Como não interessa a ascensão da inflação, o melhor é controlar a principal perna do consumo - oferta de crédito -, que atua diretamente no maior componente da demanda, que é o consumo das famílias, responsável por 61% dela. Caso persista a alta inflacionária, deve-se endurecer as medidas macroprudenciais. Embora seja indesejável a inflação, por atingir especialmente a população de menor renda, ela reduz o poder de compra e isso diminui a demanda e a inflação.
O esforço fiscal é importante em todo setor público, pois é dinheiro do contribuinte que tem de ser aplicado de forma eficaz, eficiente e efetiva para atender sua obrigação constitucional. A Selic é parte importante e essencial desse esforço fiscal.

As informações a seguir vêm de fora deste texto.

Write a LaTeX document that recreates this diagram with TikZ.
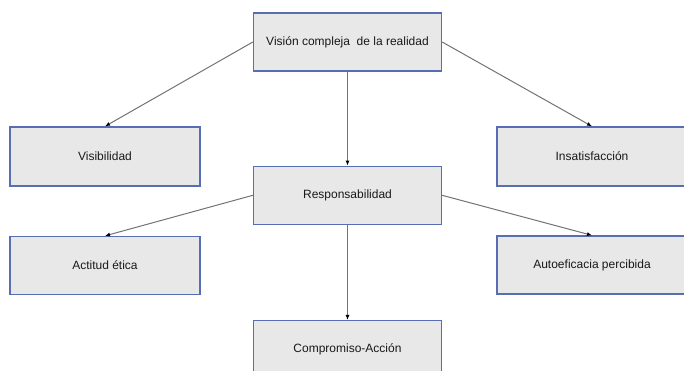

Nesse sentido não cabem ilusões: o corte de R$ 50 bilhões nas despesas do governo federal representa inexpressivos 1,2% (!) da demanda, enquanto os juros em 2010 representaram 5,3% dela.
Outra questão que merece maior reflexão é a defesa da redução das despesas do governo federal para não ter de elevar ainda mais a Selic, o que é uma contradição. Elevar a Selic tem impacto fiscal relevante, que pode suplantar o esforço fiscal, pois ela atinge os custos da dívida interna e do carregamento das reservas internacionais.
A Selic, nos níveis em que se encontra, é prejudicial para a saúde da economia e tem de ser imediatamente reduzida para permitir um crescimento saudável e sustentável. Enquanto isso não ocorrer, para não agravar ainda mais a questão cambial, o governo deve elevar o IOF e estabelecer a quarentena para os investimentos de caráter especulativo, o que é o maior temor dos especuladores externos. O crescimento econômico e o combate à inflação podem se complementar desde que adotadas estratégias adequadas. Parece que o BC, em sua última ata do Copom, mudou de estratégia e vai caminhar nessa direção pelo uso mais intensivo de medidas macroprudenciais, no lugar de elevação da Selic. Isso é o que interessa a todos.